**YOUR OBJECTIVE**
The lines from the top of the material through the line with "mw_labels = [0.3, 1, 10, 20]" are to be set down exactly. Leave the pictures out.

**DATA PROVIDED**
================================

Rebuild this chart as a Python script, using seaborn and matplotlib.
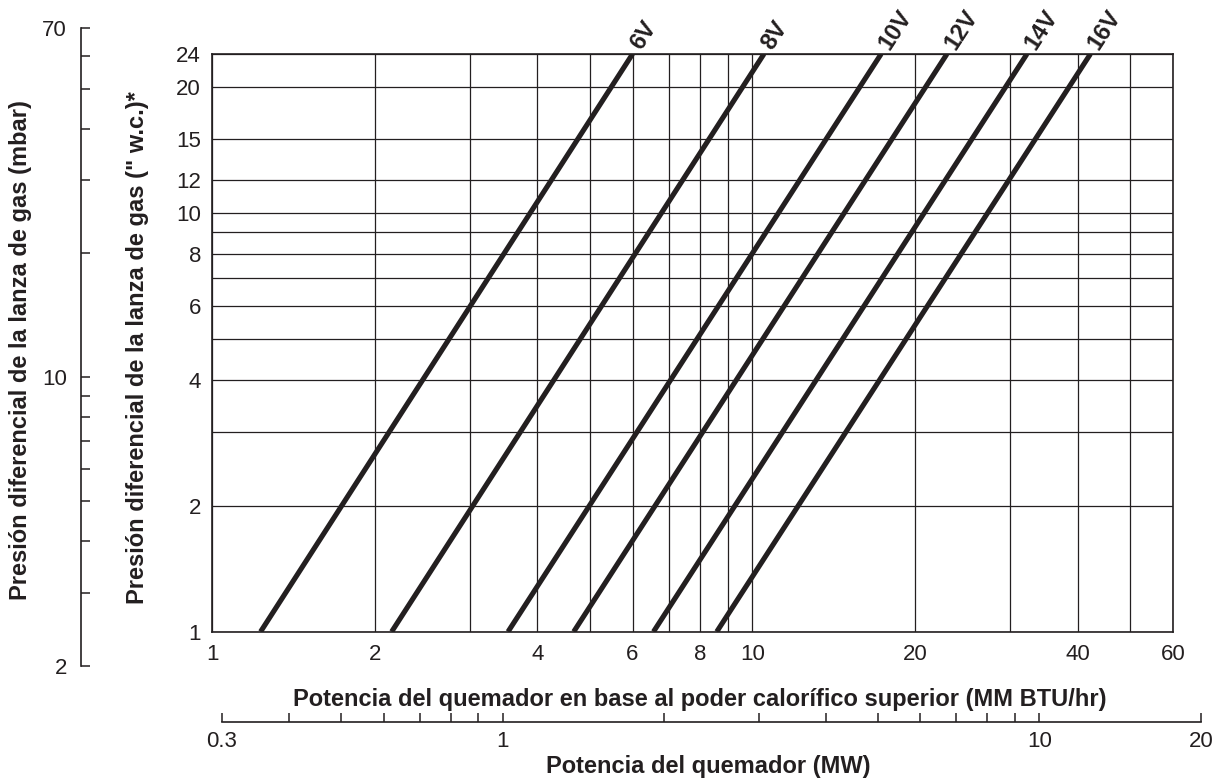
import pandas as pd
import seaborn as sns
import matplotlib.pyplot as plt
from matplotlib.ticker import NullLocator

series = ["6V", "8V", "10V", "12V", "14V", "16V"]
potencia_1 = [1.23, 2.15, 3.53, 4.67, 6.56, 8.59]
potencia_24 = [6.0, 10.5, 17.3, 22.9, 32.2, 42.2]
presion_ext = [1, 24]

# escalas
x_grid = [1, 2, 3, 4, 5, 6, 7, 8, 9, 10, 20, 30, 40, 50, 60]
x_labels = [1, 2, 4, 6, 8, 10, 20, 40, 60]
y_grid = [1, 2, 3, 4, 5, 6, 7, 8, 9, 10, 12, 15, 20, 24]
y_labels = [1, 2, 4, 6, 8, 10, 12, 15, 20, 24]
mbar_ticks = [2, 3, 4, 5, 6, 7, 8, 9, 10, 20, 30, 40, 50, 60, 70]
mbar_labels = [2, 10, 70]
mw_ticks = [0.3, 0.4, 0.5, 0.6, 0.7, 0.8, 0.9, 1, 2, 3, 4, 5, 6, 7, 8, 9, 10, 20]
mw_labels = [0.3, 1, 10, 20]

rows = []
for s, a, b in zip(series, potencia_1, potencia_24):
    rows.append({"serie": s, "potencia": a, "presion": presion_ext[0]})
    rows.append({"serie": s, "potencia": b, "presion": presion_ext[1]})
df = pd.DataFrame(rows)

sns.set_style("white")
plt.rcParams['font.family'] = ['Liberation Sans', 'DejaVu Sans']
ink = "#231f20"
fs_tick = 16
fs_lab = 17

W, H = 1221, 782
fig = plt.figure(figsize=(W / 100, H / 100), dpi=100)

# eje principal
ax = fig.add_axes([212 / W, 1 - 631.7 / H, (1173 - 212) / W, (631.7 - 54) / H])
ax.set_xscale("log")
ax.set_yscale("log")
sns.lineplot(data=df, x="potencia", y="presion", hue="serie", palette=[ink] * len(series),
             linewidth=3.7, legend=False, ax=ax, solid_capstyle="butt")
ax.set_xlim(1, 60)
ax.set_ylim(1, 24)
ax.set_xticks(x_grid)
ax.set_xticklabels([str(v) if v in x_labels else "" for v in x_grid])
ax.set_yticks(y_grid)
ax.set_yticklabels([str(v) if v in y_labels else "" for v in y_grid])
ax.xaxis.set_minor_locator(NullLocator())
ax.yaxis.set_minor_locator(NullLocator())
ax.tick_params(length=0, labelsize=fs_tick, labelcolor=ink)
ax.tick_params(axis="x", pad=9)
ax.tick_params(axis="y", pad=8)
ax.grid(True, color=ink, linewidth=0.9)
for sp in ax.spines.values():
    sp.set_color(ink)
    sp.set_linewidth(1.2)
ax.set_xlabel("Potencia del quemador en base al poder calorífico superior (MM BTU/hr)",
              fontsize=fs_lab, fontweight="bold", color=ink)
ax.xaxis.set_label_coords(700 / W, 1 - 688 / H, transform=fig.transFigure)
ax.set_ylabel("Presión diferencial de la lanza de gas (\" w.c.)*",
              fontsize=fs_lab, fontweight="bold", color=ink)
ax.yaxis.set_label_coords(149 / W, 1 - 348 / H, transform=fig.transFigure)

for s, b in zip(series, potencia_24):
    ax.annotate(s, xy=(b, presion_ext[1]), xytext=(2, 4.5), textcoords="offset points",
                rotation=57, rotation_mode="anchor", ha="left", va="center",
                fontsize=fs_lab, fontweight="bold", color=ink, annotation_clip=False)

# eje mbar
axm = fig.add_axes([81 / W, 1 - 665.7 / H, 0.0001, (665.7 - 28.3) / H])
axm.set_yscale("log")
axm.set_ylim(2, 70)
axm.patch.set_visible(False)
for k in ["top", "right", "bottom"]:
    axm.spines[k].set_visible(False)
axm.spines["left"].set_color(ink)
axm.spines["left"].set_linewidth(1.2)
axm.set_xticks([])
axm.set_yticks(mbar_ticks)
axm.set_yticklabels([str(v) if v in mbar_labels else "" for v in mbar_ticks])
axm.yaxis.set_minor_locator(NullLocator())
axm.tick_params(axis="y", left=True, direction="in", length=6.5, width=1.1, color=ink,
                labelsize=fs_tick, labelcolor=ink, pad=10)
fig.text(21 / W, 1 - 350 / H, "Presión diferencial de la lanza de gas (mbar)",
         rotation=90, ha="center", va="center", fontsize=fs_lab, fontweight="bold", color=ink)

# eje MW
axw = fig.add_axes([222 / W, 1 - 721.7 / H, (1201 - 222) / W, 0.0001])
axw.set_xscale("log")
axw.set_xlim(0.3, 20)
axw.patch.set_visible(False)
for k in ["top", "right", "left"]:
    axw.spines[k].set_visible(False)
axw.spines["bottom"].set_color(ink)
axw.spines["bottom"].set_linewidth(1.2)
axw.set_yticks([])
axw.set_xticks(mw_ticks)
axw.set_xticklabels([str(v) if v in mw_labels else "" for v in mw_ticks])
axw.xaxis.set_minor_locator(NullLocator())
axw.tick_params(axis="x", bottom=True, direction="in", length=6.2, width=1.1, color=ink,
                labelsize=fs_tick, labelcolor=ink, pad=7)
fig.text(708 / W, 1 - 766 / H, "Potencia del quemador (MW)",
         ha="center", va="center", fontsize=fs_lab, fontweight="bold", color=ink)

fig.savefig("out.png", dpi=100)
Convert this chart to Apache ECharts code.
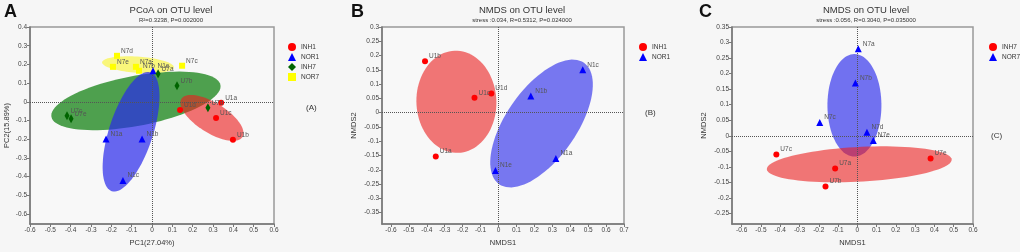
<!DOCTYPE html>
<html>
<head>
<meta charset="utf-8">
<script src="https://cdn.jsdelivr.net/npm/echarts@6/dist/echarts.min.js"></script>
<style>
  html, body { margin: 0; padding: 0; background: #f6f6f6; }
  #chart { width: 1020px; height: 252px; }
</style>
</head>
<body>
<div id="chart"></div>
<script>
// points: [x, y, sample]
var pcoaINH1 = [[0.34, -0.005, 'U1a'], [0.398, -0.203, 'U1b'], [0.315, -0.086, 'U1c'], [0.138, -0.043, 'U1d']];
var pcoaNOR1 = [[-0.226, -0.198, 'N1a'], [-0.049, -0.198, 'N1b'], [-0.143, -0.42, 'N1c'], [0.005, 0.166, 'N1e']];
var pcoaINH7 = [[0.03, 0.15, 'U7a'], [0.123, 0.086, 'U7b'], [-0.418, -0.075, 'U7c'], [0.275, -0.032, 'U7d'], [-0.398, -0.091, 'U7e']];
var pcoaNOR7 = [[-0.079, 0.187, 'N7a'], [-0.064, 0.166, 'N7b'], [0.148, 0.193, 'N7c'], [-0.172, 0.246, 'N7d'], [-0.192, 0.187, 'N7e']];

var nmds1INH1 = [[-0.35, -0.154, 'U1a'], [-0.41, 0.18, 'U1b'], [-0.134, 0.052, 'U1c'], [-0.04, 0.067, 'U1d']];
var nmds1NOR1 = [[0.32, -0.161, 'N1a'], [0.18, 0.058, 'N1b'], [0.47, 0.15, 'N1c'], [-0.017, -0.203, 'N1e']];

var nmds7INH7 = [[-0.115, -0.105, 'U7a'], [-0.165, -0.163, 'U7b'], [-0.42, -0.06, 'U7c'], [0.38, -0.073, 'U7e']];
var nmds7NOR7 = [[0.005, 0.28, 'N7a'], [-0.01, 0.17, 'N7b'], [-0.195, 0.043, 'N7c'], [0.05, 0.011, 'N7d'], [0.083, -0.015, 'N7e']];

// confidence ellipses: [cx, cy, semi-major, semi-minor (x units), angle deg]
var ellA_INH7 = [-0.079, 0.005, 0.423, 0.123, 10.7];
var ellA_NOR7 = [-0.069, 0.198, 0.177, 0.04, -4];
var ellA_NOR1 = [-0.103, -0.16, 0.307, 0.108, 72];
var ellA_INH1 = [0.295, -0.086, 0.177, 0.074, -32];
var ellB_INH1 = [-0.235, 0.038, 0.285, 0.223, 92];
var ellB_NOR1 = [0.24, -0.038, 0.413, 0.196, 55];
var ellC_NOR7 = [-0.015, 0.098, 0.266, 0.14, 90];
var ellC_INH7 = [0.01, -0.092, 0.48, 0.09, 3];

// tick labels
var ticksAx = [-0.6, -0.5, -0.4, -0.3, -0.2, -0.1, 0, 0.1, 0.2, 0.3, 0.4, 0.5, 0.6];
var ticksAy = [-0.6, -0.5, -0.4, -0.3, -0.2, -0.1, 0, 0.1, 0.2, 0.3, 0.4];
var ticksBx = [-0.6, -0.5, -0.4, -0.3, -0.2, -0.1, 0, 0.1, 0.2, 0.3, 0.4, 0.5, 0.6, 0.7];
var ticksBy = [-0.35, -0.3, -0.25, -0.2, -0.15, -0.1, -0.05, 0, 0.05, 0.1, 0.15, 0.2, 0.25, 0.3];
var ticksCx = [-0.6, -0.5, -0.4, -0.3, -0.2, -0.1, 0, 0.1, 0.2, 0.3, 0.4, 0.5, 0.6];
var ticksCy = [-0.25, -0.2, -0.15, -0.1, -0.05, 0, 0.05, 0.1, 0.15, 0.2, 0.25, 0.3, 0.35];

var RED = '#ff0000', BLUE = '#0000ff', GREEN = '#006400', YELLOW = '#ffff00';

var myChart = echarts.init(document.getElementById('chart'));

function fmt(v) { return String(Math.round(v * 100) / 100); }

function xAx(idx, min, max, ticks, name) {
    return {
        type: 'value', gridIndex: idx, min: min, max: max,
        name: name, nameLocation: 'middle', nameGap: 13,
        nameTextStyle: { fontSize: 7.5, color: '#333' },
        axisLine: { onZero: false, lineStyle: { color: '#777', width: 1.5 } },
        axisTick: { length: 3, lineStyle: { color: '#777' }, customValues: ticks },
        axisLabel: { fontSize: 6.5, color: '#444', margin: 3, customValues: ticks, formatter: fmt },
        splitLine: { show: false }
    };
}
function yAx(idx, min, max, ticks, name, gap) {
    return {
        type: 'value', gridIndex: idx, min: min, max: max,
        name: name, nameLocation: 'middle', nameGap: gap,
        nameTextStyle: { fontSize: 7.5, color: '#333' },
        axisLine: { onZero: false, lineStyle: { color: '#777', width: 1.5 } },
        axisTick: { length: 3, lineStyle: { color: '#777' }, customValues: ticks },
        axisLabel: { fontSize: 6.5, color: '#444', margin: 3, customValues: ticks, formatter: fmt },
        splitLine: { show: false }
    };
}

function ellipse(idx, e, color, z) {
    return {
        type: 'custom', name: 'ell' + idx + z, xAxisIndex: idx, yAxisIndex: idx, silent: true, z: z,
        data: [e],
        renderItem: function (params, api) {
            var c = api.coord([api.value(0), api.value(1)]);
            var u = api.size([1, 1])[0];
            var a = api.value(2) * u, b = api.value(3) * u, r = api.value(4) * Math.PI / 180;
            var pts = [];
            for (var i = 0; i < 90; i++) {
                var t = i / 90 * 2 * Math.PI;
                var ex = a * Math.cos(t), ey = b * Math.sin(t);
                pts.push([c[0] + ex * Math.cos(r) - ey * Math.sin(r), c[1] - (ex * Math.sin(r) + ey * Math.cos(r))]);
            }
            return { type: 'polygon', shape: { points: pts }, style: { fill: color } };
        }
    };
}

function points(idx, name, arr, symbol, size, color) {
    return {
        type: 'scatter', name: name, xAxisIndex: idx, yAxisIndex: idx, z: 10,
        symbol: symbol, symbolSize: size, itemStyle: { color: color, opacity: 1 },
        data: arr.map(function (d) { return { value: [d[0], d[1]], name: d[2] }; }),
        label: { show: true, formatter: '{b}', position: 'right', distance: 1, offset: [0, -5], fontSize: 6.5, color: '#555' }
    };
}

function zeroLines(idx) {
    return {
        type: 'scatter', name: 'zero' + idx, xAxisIndex: idx, yAxisIndex: idx, data: [], z: 3,
        markLine: {
            silent: true, symbol: 'none', label: { show: false },
            lineStyle: { type: 'dotted', color: '#555', width: 1 },
            data: [{ xAxis: 0 }, { yAxis: 0 }]
        }
    };
}

function legend(left, items) {
    return {
        orient: 'vertical', left: left, top: 38, itemWidth: 8, itemHeight: 8, itemGap: 2,
        textStyle: { fontSize: 6.5, color: '#333' }, data: items, selectedMode: false
    };
}

var titleStyle = { fontSize: 9.5, fontWeight: 'normal', color: '#333', fontFamily: 'Liberation Sans' };
var subStyle = { fontSize: 6, color: '#333', fontFamily: 'Liberation Sans' };
var letterStyle = { fontSize: 18, fontWeight: 'bold', color: '#111', fontFamily: 'Liberation Sans' };
var tagStyle = { fontSize: 8, fontWeight: 'normal', color: '#333', fontFamily: 'Liberation Sans' };

option = {
    backgroundColor: '#f6f6f6',
    textStyle: { fontFamily: 'Liberation Sans' },
    animation: false,
    title: [
        { text: 'A', left: 4, top: 3, padding: 0, textStyle: letterStyle },
        { text: 'B', left: 351, top: 3, padding: 0, textStyle: letterStyle },
        { text: 'C', left: 699, top: 3, padding: 0, textStyle: letterStyle },
        { text: 'PCoA on OTU level', subtext: 'R²=0.3238, P=0.002000', left: 171, top: 5, padding: 0, itemGap: 2, textAlign: 'center', textStyle: titleStyle, subtextStyle: subStyle },
        { text: 'NMDS on OTU level', subtext: 'stress :0.034, R=0.5312, P=0.024000', left: 522, top: 5, padding: 0, itemGap: 2, textAlign: 'center', textStyle: titleStyle, subtextStyle: subStyle },
        { text: 'NMDS on OTU level', subtext: 'stress :0.056, R=0.3040, P=0.035000', left: 866, top: 5, padding: 0, itemGap: 2, textAlign: 'center', textStyle: titleStyle, subtextStyle: subStyle },
        { text: '(A)', left: 306, top: 104, padding: 0, textStyle: tagStyle },
        { text: '(B)', left: 645, top: 109, padding: 0, textStyle: tagStyle },
        { text: '(C)', left: 991, top: 132, padding: 0, textStyle: tagStyle }
    ],
    legend: [
        legend(283, [
            { name: 'INH1', icon: 'circle', itemStyle: { color: RED } },
            { name: 'NOR1', icon: 'triangle', itemStyle: { color: BLUE } },
            { name: 'INH7', icon: 'diamond', itemStyle: { color: GREEN } },
            { name: 'NOR7', icon: 'rect', itemStyle: { color: YELLOW } }
        ]),
        legend(634, [
            { name: 'INH1', icon: 'circle', itemStyle: { color: RED } },
            { name: 'NOR1', icon: 'triangle', itemStyle: { color: BLUE } }
        ]),
        legend(984, [
            { name: 'INH7', icon: 'circle', itemStyle: { color: RED } },
            { name: 'NOR7', icon: 'triangle', itemStyle: { color: BLUE } }
        ])
    ],
    grid: [
        { left: 30, top: 27, width: 244, height: 197, show: true, borderColor: '#999', borderWidth: 1.5, backgroundColor: '#f8f8f8' },
        { left: 382, top: 27, width: 242, height: 197, show: true, borderColor: '#999', borderWidth: 1.5, backgroundColor: '#f8f8f8' },
        { left: 732, top: 27, width: 241, height: 197, show: true, borderColor: '#999', borderWidth: 1.5, backgroundColor: '#f8f8f8' }
    ],
    xAxis: [
        xAx(0, -0.6, 0.6, ticksAx, 'PC1(27.04%)'),
        xAx(1, -0.65, 0.7, ticksBx, 'NMDS1'),
        xAx(2, -0.65, 0.6, ticksCx, 'NMDS1')
    ],
    yAxis: [
        yAx(0, -0.653, 0.4, ticksAy, 'PC2(15.89%)', 19),
        yAx(1, -0.39, 0.3, ticksBy, 'NMDS2', 24),
        yAx(2, -0.284, 0.35, ticksCy, 'NMDS2', 24)
    ],
    series: [
        ellipse(0, ellA_INH7, 'rgba(30,135,30,0.78)', 1),
        ellipse(0, ellA_NOR7, 'rgba(250,245,40,0.6)', 2),
        ellipse(0, ellA_NOR1, 'rgba(40,40,235,0.7)', 3),
        ellipse(0, ellA_INH1, 'rgba(235,30,30,0.62)', 4),
        ellipse(1, ellB_INH1, 'rgba(235,30,30,0.6)', 1),
        ellipse(1, ellB_NOR1, 'rgba(40,40,235,0.62)', 2),
        ellipse(2, ellC_NOR7, 'rgba(40,40,235,0.65)', 1),
        ellipse(2, ellC_INH7, 'rgba(235,30,30,0.6)', 2),
        zeroLines(0), zeroLines(1), zeroLines(2),
        points(0, 'INH1', pcoaINH1, 'circle', 6, RED),
        points(0, 'NOR1', pcoaNOR1, 'triangle', 7, BLUE),
        points(0, 'INH7', pcoaINH7, 'diamond', [5, 9], GREEN),
        points(0, 'NOR7', pcoaNOR7, 'rect', 6, YELLOW),
        points(1, 'INH1', nmds1INH1, 'circle', 6, RED),
        points(1, 'NOR1', nmds1NOR1, 'triangle', 7, BLUE),
        points(2, 'INH7', nmds7INH7, 'circle', 6, RED),
        points(2, 'NOR7', nmds7NOR7, 'triangle', 7, BLUE)
    ]
};

myChart.setOption(option);
</script>
</body>
</html>
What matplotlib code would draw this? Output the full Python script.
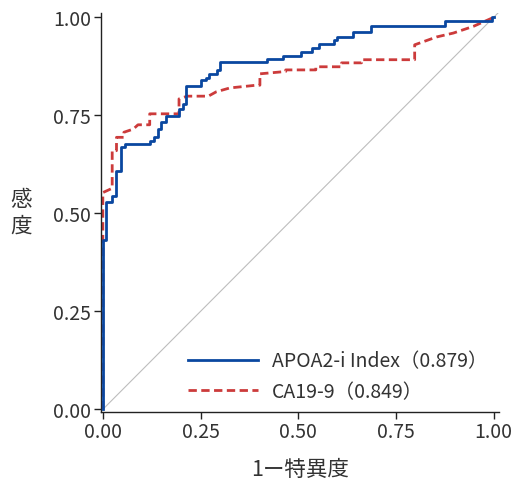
import numpy as np
import matplotlib
matplotlib.use('Agg')
import matplotlib.pyplot as plt

plt.rcParams['font.family'] = ['Noto Sans CJK JP', 'DejaVu Sans']

# ROC の角の座標
apoa2_fpr = [0, 0, 0.009, 0.009, 0.024, 0.024, 0.035, 0.035, 0.046, 0.046,
             0.056, 0.056, 0.12, 0.12, 0.13, 0.13, 0.14, 0.14, 0.15, 0.15,
             0.161, 0.161, 0.195, 0.195, 0.205, 0.205, 0.214, 0.214, 0.252, 0.252,
             0.263, 0.263, 0.271, 0.271, 0.291, 0.291, 0.299, 0.299, 0.421, 0.421,
             0.461, 0.461, 0.508, 0.508, 0.535, 0.535, 0.553, 0.553, 0.591, 0.591,
             0.6, 0.6, 0.639, 0.639, 0.685, 0.685, 0.875, 0.875, 0.996, 0.996, 1.0]
apoa2_tpr = [0, 0.433, 0.433, 0.528, 0.528, 0.544, 0.544, 0.608, 0.608, 0.669,
             0.669, 0.677, 0.677, 0.685, 0.685, 0.695, 0.695, 0.715, 0.715, 0.733,
             0.733, 0.749, 0.749, 0.767, 0.767, 0.779, 0.779, 0.826, 0.826, 0.839,
             0.839, 0.846, 0.846, 0.856, 0.856, 0.867, 0.867, 0.885, 0.885, 0.893,
             0.893, 0.901, 0.901, 0.912, 0.912, 0.922, 0.922, 0.933, 0.933, 0.942,
             0.942, 0.95, 0.95, 0.962, 0.962, 0.979, 0.979, 0.99, 0.99, 1.0, 1.0]

ca199_fpr = [0, 0, 0.024, 0.024, 0.035, 0.035, 0.054, 0.054, 0.078, 0.09,
             0.12, 0.12, 0.195, 0.195, 0.216, 0.27, 0.29, 0.325, 0.393, 0.402,
             0.402, 0.468, 0.468, 0.545, 0.545, 0.611, 0.611, 0.662, 0.662, 0.798,
             0.798, 0.854, 0.897, 0.948, 1.0]
ca199_tpr = [0, 0.553, 0.564, 0.66, 0.66, 0.694, 0.694, 0.707, 0.715, 0.726,
             0.726, 0.754, 0.754, 0.792, 0.799, 0.799, 0.81, 0.82, 0.827, 0.827,
             0.856, 0.862, 0.866, 0.866, 0.874, 0.874, 0.884, 0.884, 0.892, 0.892,
             0.93, 0.95, 0.96, 0.977, 1.0]

labels = ['APOA2-i Index（0.879）', 'CA19-9（0.849）']

fig = plt.figure(figsize=(5.12, 4.85), dpi=100)
ax = fig.add_axes([0.197, 0.149, 0.777, 0.822])

ax.axline((0, 0), (1, 1), color='#bdbdbd', lw=0.8, zorder=1)
ax.plot(apoa2_fpr, apoa2_tpr, color='#0a47a0', lw=2, label=labels[0], zorder=3)
ax.plot(ca199_fpr, ca199_tpr, color='#cc3b3b', lw=2, dashes=(3, 1.6),
        label=labels[1], zorder=2)

ax.set_xlim(-0.005, 1.013)
ax.set_ylim(-0.006, 1.011)
ticks = [0, 0.25, 0.5, 0.75, 1.0]
ax.set_xticks(ticks)
ax.set_yticks(ticks)
ax.set_xticklabels(['0.00', '0.25', '0.50', '0.75', '1.00'])
ax.set_yticklabels(['0.00', '0.25', '0.50', '0.75', '1.00'])
ax.tick_params(direction='out', length=5, width=1, color='#222222',
               labelsize=14, labelcolor='#333333', pad=2)

for s in ['top', 'right']:
    ax.spines[s].set_visible(False)
for s in ['left', 'bottom']:
    ax.spines[s].set_color('#222222')
    ax.spines[s].set_linewidth(1)

ax.set_xlabel('1ー特異度', fontsize=15.5, color='#333333')
ax.xaxis.set_label_coords(0.5, -0.115)
ax.set_ylabel('感\n度', fontsize=15.5, color='#333333', rotation=0,
              va='center', ha='center', linespacing=1.3)
ax.yaxis.set_label_coords(-0.2, 0.5)

ax.legend(loc='lower right', frameon=False, fontsize=14, handlelength=3.6,
          handletextpad=0.7, labelspacing=0.5, bbox_to_anchor=(1.015, -0.02),
          labelcolor='#333333')

fig.savefig('out.png', dpi=100)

================================

**EXERCISE RESPONSE**
Rebuild this chart as a Python script, using seaborn and matplotlib.
import pandas as pd
import seaborn as sns
import matplotlib.pyplot as plt
from matplotlib.ticker import NullLocator

series = ["6V", "8V", "10V", "12V", "14V", "16V"]
potencia_1 = [1.23, 2.15, 3.53, 4.67, 6.56, 8.59]
potencia_24 = [6.0, 10.5, 17.3, 22.9, 32.2, 42.2]
presion_ext = [1, 24]

# escalas
x_grid = [1, 2, 3, 4, 5, 6, 7, 8, 9, 10, 20, 30, 40, 50, 60]
x_labels = [1, 2, 4, 6, 8, 10, 20, 40, 60]
y_grid = [1, 2, 3, 4, 5, 6, 7, 8, 9, 10, 12, 15, 20, 24]
y_labels = [1, 2, 4, 6, 8, 10, 12, 15, 20, 24]
mbar_ticks = [2, 3, 4, 5, 6, 7, 8, 9, 10, 20, 30, 40, 50, 60, 70]
mbar_labels = [2, 10, 70]
mw_ticks = [0.3, 0.4, 0.5, 0.6, 0.7, 0.8, 0.9, 1, 2, 3, 4, 5, 6, 7, 8, 9, 10, 20]
mw_labels = [0.3, 1, 10, 20]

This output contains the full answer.